Olası yanlış anlamaları engellemek için olsa gerek, namı diğer “her şeyi satan bakan” Unakıtan, aba altından sopa göstermeyi ihmal etmedi: “Ne kadar zengin olursak olalım, GSYH ne kadar artarsa artsın, mali disiplinden ayrılmamız söz konusu değil. Mali disiplin, ayağını yorganına göre uzatmak demektir. Ödeneğimiz varsa harcama yapacağız, yoksa yapmayacağız… Türkiye'nin vazgeçmeyeceği konulardan birisi de yapısal reformlardır. Yapısal reformlar devam edecek, mali disiplin devam edecek, özelleştirmeler devam edecek.”

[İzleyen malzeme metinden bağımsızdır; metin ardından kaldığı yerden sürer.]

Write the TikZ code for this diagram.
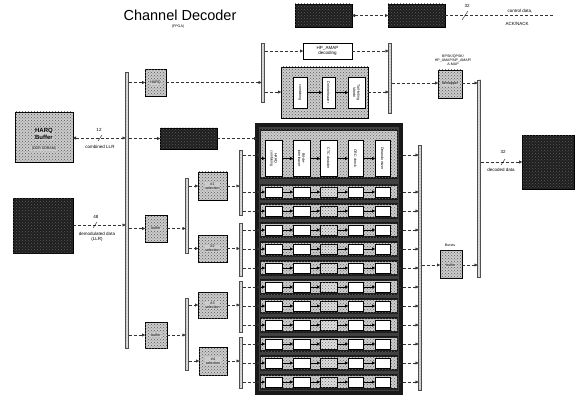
\documentclass[tikz,border=0pt]{standalone}
\usepackage{fontspec}
\setmainfont{Liberation Sans}
\usetikzlibrary{arrows.meta,patterns}
\begin{document}
\begin{tikzpicture}[x=1pt,y=-1pt,
  every node/.style={inner sep=0pt, outer sep=0pt},
  gbox/.style={draw=black, line width=0.6pt, fill=gray!40, postaction={pattern=crosshatch dots, pattern color=black!65}},
  dbox/.style={draw=black, line width=0.6pt, fill=black!88, postaction={pattern=crosshatch dots, pattern color=white!35!black}},
  wbox/.style={draw=black, line width=0.4pt, fill=white},
  hbox/.style={draw=black, line width=0.4pt, fill=gray!25, postaction={pattern=crosshatch dots, pattern color=black!55}},
  barn/.style={draw=black!70, line width=0.3pt, fill=gray!30, postaction={pattern=dots, pattern color=black!55}, minimum width=3pt},
  rowband/.style={draw=black!90, line width=1.2pt, fill=gray!40, postaction={pattern=crosshatch dots, pattern color=black!60}, minimum width=137pt, minimum height=14pt},
  conn/.style={densely dashed, line width=0.4pt, black!80, -{Triangle[length=3pt,width=3pt]}},
  biconn/.style={densely dashed, line width=0.4pt, black!80, {Triangle[length=3pt,width=3pt]}-{Triangle[length=3pt,width=3pt]}},
  arr/.style={line width=0.4pt, black, -{Triangle[length=3pt,width=3pt]}},
  plain/.style={densely dashed, line width=0.4pt, black!80},
  tiny/.style={font=\fontsize{3.6}{4.2}\selectfont, align=center},
  small/.style={font=\fontsize{4.5}{5.2}\selectfont, align=center},
  lab/.style={tiny, fill=gray!40, inner sep=0.5pt},
]
\useasboundingbox (0,0) rectangle (576,401);

% title
\node[font=\fontsize{14.5}{16}\selectfont] (title) at (180,15) {Channel Decoder};
\node[tiny] (fpga) at (178,27) {(FPGA)};

% top control boxes
\node[dbox, minimum width=57pt, minimum height=23pt] (tb1) at (323.5,15.5) {};
\node[dbox, minimum width=57pt, minimum height=23pt] (tb2) at (416.5,15.5) {};
\draw[biconn] (tb1.east) -- (tb2.west);
\coordinate (ctlend) at (553,15.5);
\draw[plain] (tb2.east) -- (ctlend);
\draw[line width=0.4pt] (462,20) -- (468,11);
\node[small] (n32a) at (467,6) {32};
\node[small] (ctl1) at (520,11) {control data,};
\node[small] (ctl2) at (517,24) {ACK/NACK};

% HARQ buffer & demodulator
\node[gbox, minimum width=58pt, minimum height=50pt] (harq) at (44,137) {};
\node[font=\bfseries\fontsize{6}{7}\selectfont, align=center, fill=gray!40, inner sep=0.5pt] (harqt) at (44,134) {HARQ\\Buffer};
\node[lab] (harqs) at (44,149) {(DDR SDRAM)};
\node[dbox, minimum width=60pt, minimum height=55pt] (demod) at (43,225.5) {};

% main bus
\node[barn, minimum height=276pt] (bus) at (127,210) {};

\draw[biconn] (harq.east |- 0,138) -- (bus.west |- 0,138);
\draw[line width=0.4pt] (98,141) -- (102,135);
\node[small] (n12) at (99,130) {12};
\node[small] (clr) at (100,147) {combined LLR};

\draw[conn] (demod.east |- 0,225) -- (bus.west |- 0,225);
\draw[line width=0.4pt] (93,228) -- (97,222);
\node[small] (n48) at (96,217) {48};
\node[small] (dml) at (97,237) {demodulated data\\(LLR)};

% top path
\node[gbox, minimum width=21pt, minimum height=27pt] (sb) at (155.5,82.5) {};
\node[lab] (sbt) at (155.5,83) {HARQ};
\draw[conn] (bus.east |- sb.west) -- (sb.west);
\node[barn, minimum height=59pt] (l1) at (263,72.5) {};
\draw[conn] (sb.east) -- (l1.west |- sb.east);
\node[wbox, minimum width=49pt, minimum height=16pt] (hp) at (327.5,51) {};
\node[small] (hpt) at (327.5,51) {HP\_AMAP\\decoding};
\node[gbox, minimum width=87pt, minimum height=51pt] (gb) at (324.5,92.5) {};
\node[wbox, minimum width=14pt, minimum height=31pt] (g1) at (300,92.5) {};
\node[wbox, minimum width=13pt, minimum height=31pt] (g2) at (328.5,92.5) {};
\node[wbox, minimum width=17pt, minimum height=31pt] (g3) at (356.5,92.5) {};
\node[tiny, rotate=-90] at (g1) {combining};
\node[tiny, rotate=-90] at (g2) {Deinterleaver};
\node[tiny, rotate=-90] at (g3) {Tail-biting\\Viterbi};
\draw[arr] (g1.east) -- (g2.west);
\draw[arr] (g2.east) -- (g3.west);
\node[barn, minimum height=70pt] (r1) at (390,78) {};
\draw[conn] (l1.east |- hp.west) -- (hp.west);
\draw[conn] (l1.east |- 0,92) -- (gb.west |- 0,92);
\draw[conn] (hp.east) -- (r1.west |- hp.east);
\draw[conn] (gb.east |- 0,92) -- (r1.west |- 0,92);

\node[gbox, minimum width=24pt, minimum height=28pt] (bpsk) at (450,84) {};
\node[lab] (bpskt) at (450,84) {demapper};
\node[tiny] (bpskl) at (453,60) {BPSK/QPSK/\\HP\_AMAP/NP\_AMAP/\\A-MAP};
\draw[conn] (r1.east |- 0,83) -- (bpsk.west |- 0,83);
\node[barn, minimum height=197pt] (r2) at (479,178.5) {};
\draw[conn] (bpsk.east |- 0,83) -- (r2.west |- 0,83);

% output
\node[dbox, minimum width=52pt, minimum height=54pt] (out) at (548,162) {};
\draw[conn] (r2.east |- out.west) -- (out.west);
\draw[line width=0.4pt] (501,165) -- (505,159);
\node[small] (n32b) at (503,152) {32};
\node[small] (dcd) at (501,170) {decoded data};

% HARQ combining dark box
\node[dbox, minimum width=57pt, minimum height=21pt] (hc) at (188.5,138.5) {};
\draw[conn] (bus.east |- hc.west) -- (hc.west);

% big block
\node[draw=black!90, line width=4pt, fill=black!75, minimum width=144pt, minimum height=268pt] (bb) at (329,259) {};
\node[rowband, minimum height=48pt] (hdr) at (329,154) {};
\foreach \x/\w/\t [count=\k] in {273.5/17/{HARQ\\combining}, 301.5/17/{Bit-de-\\interleaver}, 328.5/17/{CTC decoder}, 355.5/15/{CRC check}, 382.5/15/{Derandomizer}} {
  \node[wbox, minimum width=\w pt, minimum height=36pt] (h\k) at (\x,158.5) {};
  \node[tiny, rotate=-90] at (h\k) {\t};
}
\foreach \k [evaluate=\k as \j using int(\k+1)] in {1,...,4} { \draw[arr] (h\k.east) -- (h\j.west); }
\draw[arr] (hdr.west |- h1.west) -- (h1.west);
\draw[conn] (hc.east) -- (bb.west |- hc.east);

\foreach \i in {1,...,11} {
  \pgfmathsetmacro\ry{192+19*(\i-1)}
  \node[rowband] (row\i) at (329,\ry) {};
  \node[wbox, minimum width=17pt, minimum height=10pt] (a\i) at (273.5,\ry) {};
  \node[wbox, minimum width=17pt, minimum height=10pt] (b\i) at (301.5,\ry) {};
  \node[hbox, minimum width=17pt, minimum height=10pt] (c\i) at (328.5,\ry) {};
  \node[wbox, minimum width=15pt, minimum height=10pt] (d\i) at (355.5,\ry) {};
  \node[wbox, minimum width=15pt, minimum height=10pt] (e\i) at (382.5,\ry) {};
  \draw[arr] (row\i.west) -- (a\i.west);
  \draw[arr] (a\i.east) -- (b\i.west);
  \draw[arr] (b\i.east) -- (c\i.west);
  \draw[arr] (c\i.east) -- (d\i.west);
  \draw[arr] (d\i.east) -- (e\i.west);
}

% collector bar
\node[barn, minimum height=245pt] (col) at (420,267.5) {};
\draw[conn] (hdr.east |- 0,155) -- (col.west |- 0,155);
\foreach \i in {1,...,11} { \draw[conn] (row\i.east) -- (col.west |- row\i.east); }
\node[gbox, minimum width=22pt, minimum height=28pt] (bf) at (451,264) {};
\node[lab] (bft) at (451,265) {buffer};
\node[tiny] (bfl) at (450,245) {Bursts};
\draw[conn] (col.east |- 0,265) -- (bf.west |- 0,265);
\draw[conn] (bf.east |- 0,265) -- (r2.west |- 0,265);

% left distribution
\node[gbox, minimum width=22pt, minimum height=27pt] (bu1) at (156,228.5) {};
\node[gbox, minimum width=22pt, minimum height=26pt] (bu2) at (156,335) {};
\node[lab] at (bu1) {buffer};
\node[lab] at (bu2) {buffer};
\draw[conn] (bus.east |- bu1.west) -- (bu1.west);
\draw[conn] (bus.east |- bu2.west) -- (bu2.west);
\node[barn, minimum height=75pt] (m1) at (187,215.5) {};
\node[barn, minimum height=72pt] (m2) at (187,334) {};
\draw[conn] (bu1.east) -- (m1.west |- bu1.east);
\draw[conn] (bu2.east) -- (m2.west |- bu2.east);
\node[gbox, minimum width=29pt, minimum height=28pt] (s1) at (212.5,186) {};
\node[gbox, minimum width=29pt, minimum height=27pt] (s2) at (212.5,248.5) {};
\node[gbox, minimum width=29pt, minimum height=26pt] (s3) at (212.5,305) {};
\node[gbox, minimum width=28pt, minimum height=28pt] (s4) at (213,361) {};
\foreach \s/\n in {s1/\#1, s2/\#2, s3/\#3, s4/\#4} { \node[lab] at (\s) {\n\\selection}; }
\draw[conn] (m1.east |- s1.west) -- (s1.west);
\draw[conn] (m1.east |- s2.west) -- (s2.west);
\draw[conn] (m2.east |- s3.west) -- (s3.west);
\draw[conn] (m2.east |- s4.west) -- (s4.west);
\node[barn, minimum height=65pt] (ba) at (241,182.5) {};
\node[barn, minimum height=53pt] (bb2) at (241,249.5) {};
\node[barn, minimum height=51pt] (bc) at (241,306.5) {};
\node[barn, minimum height=51pt] (bd) at (241,362.5) {};
\draw[conn] (s1.east) -- (ba.west |- s1.east);
\draw[conn] (s2.east) -- (bb2.west |- s2.east);
\draw[conn] (s3.east) -- (bc.west |- s3.east);
\draw[conn] (s4.east) -- (bd.west |- s4.east);
\draw[conn] (ba.east |- 0,155) -- (hdr.west |- 0,155);
\foreach \i/\b in {1/ba,2/ba,3/bb2,4/bb2,5/bb2,6/bc,7/bc,8/bc,9/bd,10/bd,11/bd} {
  \draw[conn] (\b.east |- row\i.west) -- (row\i.west);
}
\end{tikzpicture}
\end{document}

“Biz zengin olduk ama siz boşuna sevinmeyin” demeye getiriyor maliye bakanı. “Özelleştirmelerle, yeni sosyal güvenlik yasası ile canınız çıkana kadar siz işçileri sömürmeye devam edeceğiz. Ne kadar zengin olursak olalım doymayız biz burjuvalar” diye okumak gerekiyor yukarıdaki satırları.

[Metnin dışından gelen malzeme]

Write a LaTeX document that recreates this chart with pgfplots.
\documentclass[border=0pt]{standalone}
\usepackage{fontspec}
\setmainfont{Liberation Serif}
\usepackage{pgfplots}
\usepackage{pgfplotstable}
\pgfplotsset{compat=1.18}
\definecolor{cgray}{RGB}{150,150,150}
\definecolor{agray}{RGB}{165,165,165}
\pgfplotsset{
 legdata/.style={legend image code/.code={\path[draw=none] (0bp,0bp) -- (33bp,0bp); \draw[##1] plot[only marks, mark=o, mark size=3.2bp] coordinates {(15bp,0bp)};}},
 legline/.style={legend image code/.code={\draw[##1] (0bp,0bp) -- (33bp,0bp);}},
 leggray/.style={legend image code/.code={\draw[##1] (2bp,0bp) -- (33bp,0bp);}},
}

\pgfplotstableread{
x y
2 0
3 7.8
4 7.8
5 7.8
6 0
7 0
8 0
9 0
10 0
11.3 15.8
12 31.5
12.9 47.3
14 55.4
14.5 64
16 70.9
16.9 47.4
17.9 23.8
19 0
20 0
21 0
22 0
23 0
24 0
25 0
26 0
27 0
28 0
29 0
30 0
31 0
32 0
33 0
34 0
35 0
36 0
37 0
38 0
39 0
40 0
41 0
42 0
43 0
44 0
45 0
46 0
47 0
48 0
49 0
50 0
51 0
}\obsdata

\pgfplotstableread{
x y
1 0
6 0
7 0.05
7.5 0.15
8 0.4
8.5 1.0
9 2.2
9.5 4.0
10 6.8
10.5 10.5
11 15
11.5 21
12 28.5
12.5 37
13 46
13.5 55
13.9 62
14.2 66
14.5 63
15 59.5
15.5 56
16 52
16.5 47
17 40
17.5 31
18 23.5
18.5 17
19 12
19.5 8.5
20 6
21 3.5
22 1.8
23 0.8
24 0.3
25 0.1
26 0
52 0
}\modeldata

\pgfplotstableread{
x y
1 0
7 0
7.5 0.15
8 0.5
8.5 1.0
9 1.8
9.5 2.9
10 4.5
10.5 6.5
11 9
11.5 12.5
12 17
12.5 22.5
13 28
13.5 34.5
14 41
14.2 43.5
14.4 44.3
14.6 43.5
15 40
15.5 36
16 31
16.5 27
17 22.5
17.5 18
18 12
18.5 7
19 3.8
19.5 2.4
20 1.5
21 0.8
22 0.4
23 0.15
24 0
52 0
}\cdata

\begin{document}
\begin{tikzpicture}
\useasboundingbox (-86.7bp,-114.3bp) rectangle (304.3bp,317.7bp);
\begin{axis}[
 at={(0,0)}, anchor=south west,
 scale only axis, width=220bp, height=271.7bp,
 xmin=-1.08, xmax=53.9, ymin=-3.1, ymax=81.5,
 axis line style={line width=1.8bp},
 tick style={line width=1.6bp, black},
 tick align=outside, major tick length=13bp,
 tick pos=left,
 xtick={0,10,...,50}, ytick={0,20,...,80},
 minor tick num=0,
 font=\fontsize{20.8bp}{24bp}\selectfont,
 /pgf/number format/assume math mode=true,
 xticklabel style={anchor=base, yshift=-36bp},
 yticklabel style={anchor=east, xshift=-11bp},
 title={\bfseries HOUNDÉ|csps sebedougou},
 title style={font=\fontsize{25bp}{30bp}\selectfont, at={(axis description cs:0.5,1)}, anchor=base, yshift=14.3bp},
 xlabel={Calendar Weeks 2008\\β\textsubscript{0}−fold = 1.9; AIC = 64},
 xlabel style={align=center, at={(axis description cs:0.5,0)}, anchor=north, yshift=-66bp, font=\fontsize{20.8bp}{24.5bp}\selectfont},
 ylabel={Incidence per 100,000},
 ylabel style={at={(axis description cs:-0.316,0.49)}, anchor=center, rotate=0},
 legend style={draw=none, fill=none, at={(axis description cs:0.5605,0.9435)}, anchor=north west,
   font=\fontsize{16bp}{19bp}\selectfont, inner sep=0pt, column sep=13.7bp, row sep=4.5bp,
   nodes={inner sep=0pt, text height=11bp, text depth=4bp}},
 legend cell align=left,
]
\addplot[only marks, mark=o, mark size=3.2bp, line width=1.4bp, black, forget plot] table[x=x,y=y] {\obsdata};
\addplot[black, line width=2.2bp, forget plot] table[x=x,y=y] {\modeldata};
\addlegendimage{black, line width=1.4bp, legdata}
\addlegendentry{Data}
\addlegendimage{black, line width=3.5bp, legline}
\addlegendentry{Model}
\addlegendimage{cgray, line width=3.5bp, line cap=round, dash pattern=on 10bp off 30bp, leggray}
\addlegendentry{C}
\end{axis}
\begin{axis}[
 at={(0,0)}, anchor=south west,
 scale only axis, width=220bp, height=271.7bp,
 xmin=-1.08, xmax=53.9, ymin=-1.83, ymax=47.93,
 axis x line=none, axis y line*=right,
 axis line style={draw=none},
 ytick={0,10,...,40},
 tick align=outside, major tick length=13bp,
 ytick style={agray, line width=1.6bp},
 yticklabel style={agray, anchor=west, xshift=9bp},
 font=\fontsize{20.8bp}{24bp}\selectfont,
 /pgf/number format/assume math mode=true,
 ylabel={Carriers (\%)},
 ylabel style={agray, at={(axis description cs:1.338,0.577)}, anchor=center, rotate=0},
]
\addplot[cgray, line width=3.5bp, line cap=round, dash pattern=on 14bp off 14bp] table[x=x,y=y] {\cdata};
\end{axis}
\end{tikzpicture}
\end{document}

AKP hükümetinin kişi başına milli geliri 2013 yılında 10 bin dolara çıkarma hedefi bizzat başbakan tarafından açıklanmıştı. Ancak öyle görünüyor ki, TÜİK’in lütufkâr yardımlarıyla AKP bu hedefine bu yıl bile varabilir. Meselâ yeni bir nüfus sayımı bu süreci daha da hızlandırabilir. Ocak ayında açıklanan adrese dayalı nüfus kayıt sisteminin sonuçlarına göre Türkiye’nin nüfusu 75 milyon değil, 70 milyon çıktı. Böylece toplam gelirin daha küçük bir rakama bölünmesiyle kişi başı milli gelir birden bire arttı. Pek sevindi buna burjuvazi. Bir nüfus sayımı daha yapılır ve aslında nüfusun 65 milyon olduğu tespit edilirse, kişi başına gelir 10 bin doları haydi haydi geçer. Böylece burjuvazi işçi sınıfının mide gurultusu sesleri arasında sevinç çığlıklarını atmaya devam eder. Ne de olsa TÜİK uyduruyor, medya da yayıyor.
Bayramda şeker toplamak için pürü pak giyinen çocuklar gibi, Türkiye de, uluslararası kuruluşların gözüne girmek için fiyakasını düzeltmeye çalışıyor. Maliye Bakanı her ne kadar hesaplamada son derece muhafazakâr davrandıklarını söylese de, bu tür çalışmaları işlerine geldiği gibi yaptıkları gün gibi ortada. Burjuvazinin beklentisi, bu rakamların ışığında uluslararası kredilendirme kuruluşlarının Türkiye’nin kredi notunu yükseltmesi ve daha fazla yabancı sermayenin yurda çekilmesidir. Amaç, kâğıt üstünde düzelen ekonomik göstergelerle birlikte “daha az riskli” görünen Türkiye’nin “yatırım cennetine” dönüştürülmesidir.
Yani burjuvaziye cennet, emekçilere cehennem! Burjuvazi işçi sınıfını uyutmak için masal anlatmaya devam ediyor. İşçi sınıfı, burjuvazinin hep aynı sonla biten masallarına inanacak yaşı çoktan geçti. Kişi başına düşen milli gelir masalı da aynı sonla bitiyor: Gökten üç elma düştü, üçü de burjuvaziye!